***
新型コロナウイルスの新規感染者数が東京で拡大傾向を示している。感染と感染確認の間に約2週間のタイムラグがあるとされる。
6月14日の東京都の新規感染確認者数は47人になった。行動抑制緩和の影響で新規感染者数が再び増加傾向を示している。それにもかかわらず、東京都は「東京アラート」解除、営業自粛要請解除を推進している。小池百合子氏のパフォーマンスに市民が振り回されている。
感染拡大抑止が必要であるなら、人々は行動を抑制する。
しかし、一方で感染拡大が深刻化すれば、多くの人命が失われる。医療体制が患者の増加に追い付かなければ、適切な医療が行われないという医療崩壊が発生してしまう。したがって、政府には感染拡大を防ぐために必要な措置を講じることが求められている。感染抑止と経済活動維持のバランスを適正に保つことが求められている。このような困難な事態に直面するなかで適正な行政運営を行うには、施策の正当性、客観性、合理性が強く求められる。
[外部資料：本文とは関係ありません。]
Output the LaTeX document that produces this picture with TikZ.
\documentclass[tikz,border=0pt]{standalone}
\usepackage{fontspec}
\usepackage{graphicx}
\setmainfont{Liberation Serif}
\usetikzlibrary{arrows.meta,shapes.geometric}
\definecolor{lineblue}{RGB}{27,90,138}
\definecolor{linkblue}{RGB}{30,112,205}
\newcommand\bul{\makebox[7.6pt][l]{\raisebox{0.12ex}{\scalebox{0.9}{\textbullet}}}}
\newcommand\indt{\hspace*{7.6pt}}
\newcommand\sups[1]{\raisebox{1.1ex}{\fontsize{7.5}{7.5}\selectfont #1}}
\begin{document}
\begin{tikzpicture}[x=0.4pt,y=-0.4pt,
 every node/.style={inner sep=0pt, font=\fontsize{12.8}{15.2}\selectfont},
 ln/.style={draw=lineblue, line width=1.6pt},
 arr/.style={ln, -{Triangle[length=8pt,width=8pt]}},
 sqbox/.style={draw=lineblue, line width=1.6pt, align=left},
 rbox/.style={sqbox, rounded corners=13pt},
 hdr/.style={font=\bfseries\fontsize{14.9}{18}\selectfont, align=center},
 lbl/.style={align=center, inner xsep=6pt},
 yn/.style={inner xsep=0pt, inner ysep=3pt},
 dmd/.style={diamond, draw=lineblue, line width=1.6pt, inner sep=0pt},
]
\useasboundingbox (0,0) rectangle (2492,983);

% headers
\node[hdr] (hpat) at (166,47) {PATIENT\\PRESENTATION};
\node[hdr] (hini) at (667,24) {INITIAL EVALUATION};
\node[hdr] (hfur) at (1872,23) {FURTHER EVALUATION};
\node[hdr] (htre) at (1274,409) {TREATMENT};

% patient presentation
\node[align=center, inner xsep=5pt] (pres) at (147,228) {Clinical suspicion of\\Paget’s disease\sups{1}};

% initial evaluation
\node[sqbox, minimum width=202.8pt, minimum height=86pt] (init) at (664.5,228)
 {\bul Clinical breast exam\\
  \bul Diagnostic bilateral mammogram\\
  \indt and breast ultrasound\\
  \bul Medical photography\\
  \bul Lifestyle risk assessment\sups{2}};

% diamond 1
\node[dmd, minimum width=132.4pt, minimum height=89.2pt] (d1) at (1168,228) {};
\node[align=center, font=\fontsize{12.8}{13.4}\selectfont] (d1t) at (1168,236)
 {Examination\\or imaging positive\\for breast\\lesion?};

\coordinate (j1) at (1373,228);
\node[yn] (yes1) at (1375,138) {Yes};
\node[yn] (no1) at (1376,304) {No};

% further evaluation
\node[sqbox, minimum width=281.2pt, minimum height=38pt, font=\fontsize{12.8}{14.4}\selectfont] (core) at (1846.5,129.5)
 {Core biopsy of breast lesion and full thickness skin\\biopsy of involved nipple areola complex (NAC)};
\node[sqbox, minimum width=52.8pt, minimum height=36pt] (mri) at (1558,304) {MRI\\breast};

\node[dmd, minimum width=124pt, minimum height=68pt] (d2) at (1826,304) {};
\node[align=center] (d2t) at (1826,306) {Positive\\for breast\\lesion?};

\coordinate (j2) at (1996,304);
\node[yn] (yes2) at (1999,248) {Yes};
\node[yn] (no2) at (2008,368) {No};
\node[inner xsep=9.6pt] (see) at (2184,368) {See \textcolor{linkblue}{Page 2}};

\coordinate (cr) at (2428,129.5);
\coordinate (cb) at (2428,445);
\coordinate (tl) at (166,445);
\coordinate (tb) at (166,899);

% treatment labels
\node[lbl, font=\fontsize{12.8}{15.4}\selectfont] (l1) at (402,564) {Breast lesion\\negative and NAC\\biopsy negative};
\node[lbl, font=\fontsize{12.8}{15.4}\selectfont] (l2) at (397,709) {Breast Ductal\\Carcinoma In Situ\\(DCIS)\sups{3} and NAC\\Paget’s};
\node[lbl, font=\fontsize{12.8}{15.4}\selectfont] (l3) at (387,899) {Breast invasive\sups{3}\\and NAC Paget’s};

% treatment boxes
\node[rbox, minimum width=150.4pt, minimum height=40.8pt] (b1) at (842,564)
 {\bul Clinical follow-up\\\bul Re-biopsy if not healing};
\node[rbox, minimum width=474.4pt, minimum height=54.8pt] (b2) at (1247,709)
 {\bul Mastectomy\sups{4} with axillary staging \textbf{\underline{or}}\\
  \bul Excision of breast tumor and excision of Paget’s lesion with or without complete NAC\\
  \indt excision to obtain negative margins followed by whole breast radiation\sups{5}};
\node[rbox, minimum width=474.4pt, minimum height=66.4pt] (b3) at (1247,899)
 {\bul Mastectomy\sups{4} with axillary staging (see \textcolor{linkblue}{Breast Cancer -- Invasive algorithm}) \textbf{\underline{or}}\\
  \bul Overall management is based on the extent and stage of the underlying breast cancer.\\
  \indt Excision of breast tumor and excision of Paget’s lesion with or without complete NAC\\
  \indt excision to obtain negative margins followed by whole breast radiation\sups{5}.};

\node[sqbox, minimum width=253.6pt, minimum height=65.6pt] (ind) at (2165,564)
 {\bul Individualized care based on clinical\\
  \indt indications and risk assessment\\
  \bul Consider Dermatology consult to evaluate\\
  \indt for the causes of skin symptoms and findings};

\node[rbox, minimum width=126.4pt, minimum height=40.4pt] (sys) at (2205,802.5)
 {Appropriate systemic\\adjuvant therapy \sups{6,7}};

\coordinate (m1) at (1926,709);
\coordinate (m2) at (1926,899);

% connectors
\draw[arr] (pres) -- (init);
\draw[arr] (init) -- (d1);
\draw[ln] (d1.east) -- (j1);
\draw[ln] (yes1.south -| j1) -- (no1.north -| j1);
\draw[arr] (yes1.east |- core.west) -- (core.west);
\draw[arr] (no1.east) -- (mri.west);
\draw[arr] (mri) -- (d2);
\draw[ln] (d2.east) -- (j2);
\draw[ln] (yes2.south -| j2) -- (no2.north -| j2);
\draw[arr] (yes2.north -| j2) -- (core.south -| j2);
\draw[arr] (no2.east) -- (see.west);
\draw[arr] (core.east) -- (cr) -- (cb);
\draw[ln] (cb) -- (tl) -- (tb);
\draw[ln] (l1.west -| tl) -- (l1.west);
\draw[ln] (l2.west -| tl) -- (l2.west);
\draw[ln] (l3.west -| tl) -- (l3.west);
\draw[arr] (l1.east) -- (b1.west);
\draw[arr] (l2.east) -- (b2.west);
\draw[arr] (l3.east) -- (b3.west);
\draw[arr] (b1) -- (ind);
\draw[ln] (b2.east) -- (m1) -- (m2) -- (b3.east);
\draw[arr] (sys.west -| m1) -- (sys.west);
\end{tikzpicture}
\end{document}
ところが、安倍内閣と小池都知事によるコロナ対策は「でたらめ対策」としか言いようのないものである。
そもそも、1月末には中国で新型コロナウイルス感染拡大が深刻な問題になっていた。近年、訪日外国人が激増してきたが、最大の訪日者は中国人である。安倍首相は中国でコロナウイルス感染拡大が深刻化するなかで、春節の休暇を利用しての中国人の訪日を要請した。日本でのコロナウイルス感染拡大を促進する対応を示していたのだ。ダイヤモンド・プリンセスの悲劇は安倍内閣の対応失敗がもたらした惨事である。
このときから指摘されてきたのが検査妨害の弊害だ。検査を実施しなければ感染の実態を掴めない。感染症対策の基本の基本を、安倍内閣はおろそかにし続けてきた。五輪開催強行と検査利権ムラの利権を守ることが優先され続けてきた。
2月24日に専門家会議が提言を示し「瀬戸際の2週間」の言葉が使われた。この言葉は4週間以上にわたって使われ続けたが、この間に唐突な全国小中高の一斉急行要請も出された。しかし、3月19日の専門家会議を受けて、安倍内閣は全国小中高の学校再開を宣言した。人々の行動抑制は緩和され、再び感染者数の拡大が確認された。
この時点で安倍首相と小池都知事は五輪の20年7月開催をなお強行する構えだった。3月24日に東京五輪延期が正式に決定され、小池都知事は突然「感染爆発重大局面」と言い始めた。小池都知事は風見鶏のように朝令暮改を繰り返してきた。